Craig stands a good two metres from the bullocks as he leads them down to the cut tree. Whilst compliant they are also massive, and once in team mode, a bump could easily knock him off his feet. He has a stock whip but I don’t see him use it. He is very calm and gentle with his bullocks. Bruce goes along the tree trimming off leaves and branches, all of which is just left as mulch. When the bullocks arrive at the log the leaders turn through 180 degrees back in the direction they came from, stopping as the rear pair reaches the widest log end.

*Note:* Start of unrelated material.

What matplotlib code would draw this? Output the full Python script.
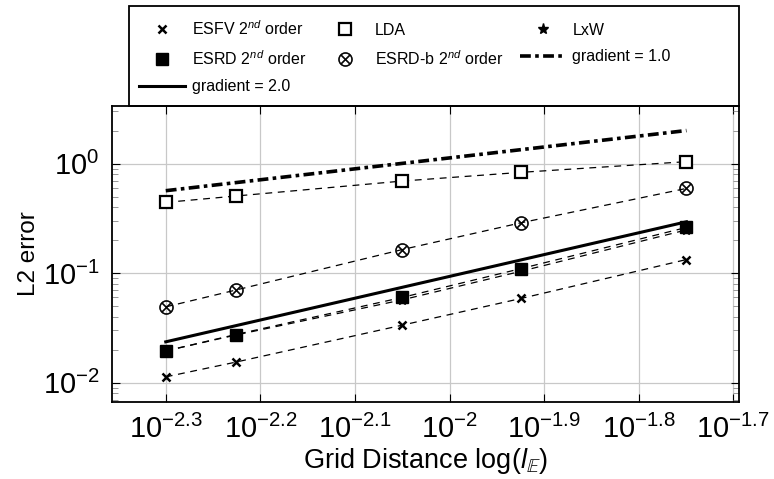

Chains are attached to the log and then connected to the bullock team. On command they put power to the forest floor … the log starts to slide, ‘snig’ Craig calls it. The bullocks are strong and enjoy their work, intelligent in being able to work together. Craig has mentally mapped out the best route, and he gives directions so the bullocks know how far to travel before turning, so as to snig the log through standing trees.
His tone is like normal conversation, no shouting or raised voice. Navigating around trees big and small it's amazing how flexible the team is, what little space they require, and most importantly, the minimal damage they cause. Young saplings remain undamaged as they bend over and spring back once the team has passed. The task is undertaken with a sense of ease and in no time they have the log on the mound next to the truck. The only disruption is a narrow dragline on the forest floor, something that in a few days will be impossible to see. The bullocks are repositioned and then their superior strength is used to slide the huge log onto the truck.
By cutting this ironbark Bruce has made room for others to grow into the now vacant light space. His next tree is from a different spot, a good distance away. In a sense he is pruning this regrowth forest, one he hopes will sustain him into the future, and also ensure a continuation of the tree species and their habitat.
So thanks Bruce, Craig, Spur, Banjo and the rest of the team, it’s been a real masterclass. Oh, and also, better not forget the red-tailed black cockatoos.
Scott Avery
2019
Note: Bullocks are castrated male cattle.